Social inequality, structural violence, and marginalisation in Viking-Age Scandinavia

The goal of this project is to develop an interdisciplinary, multi-proxy framework for the identification and study of social inequality among Scandinavian communities during the Viking Age (c. 750-1050 CE).

To date, research paradigms in Viking-Age archaeology have focused almost exclusively on elite populations. The lives of lower-status and subaltern groups, in contrast, have been neglected. In redressing this imbalance, the project team will combine bioarchaeological (osteological and isotopic) analyses of skeletal assemblages with critical studies of archaeological materials and context as a means of identifying vulnerable and marginalised populations within the burial record. Drawing on a rich corpus of burial evidence from excavated cemeteries in modern-day Sweden, the team will examine the ways in which overarching social structures, hierarchies, and inequality impacted the health and lifeways of different socio-economic groups.

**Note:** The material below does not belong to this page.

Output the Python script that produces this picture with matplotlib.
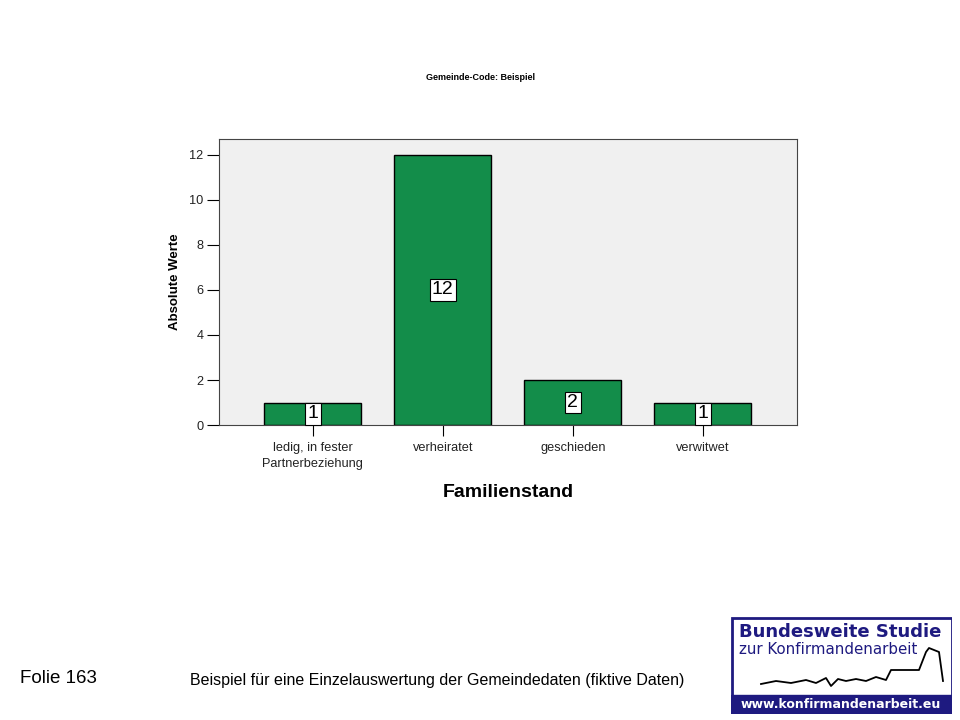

In addition to providing a new and crucially overlooked perspective on daily life and interaction in Viking-Age Scandinavia, the project will also make a positive contribution to salient discussions of systemic inequality and disparity that are of relevance to contemporary society. The methodological framework developed for the study, furthermore, will be suitable for use in other cross-cultural contexts, thereby providing a baseline for further research that extends across and outside of the archaeological discipline.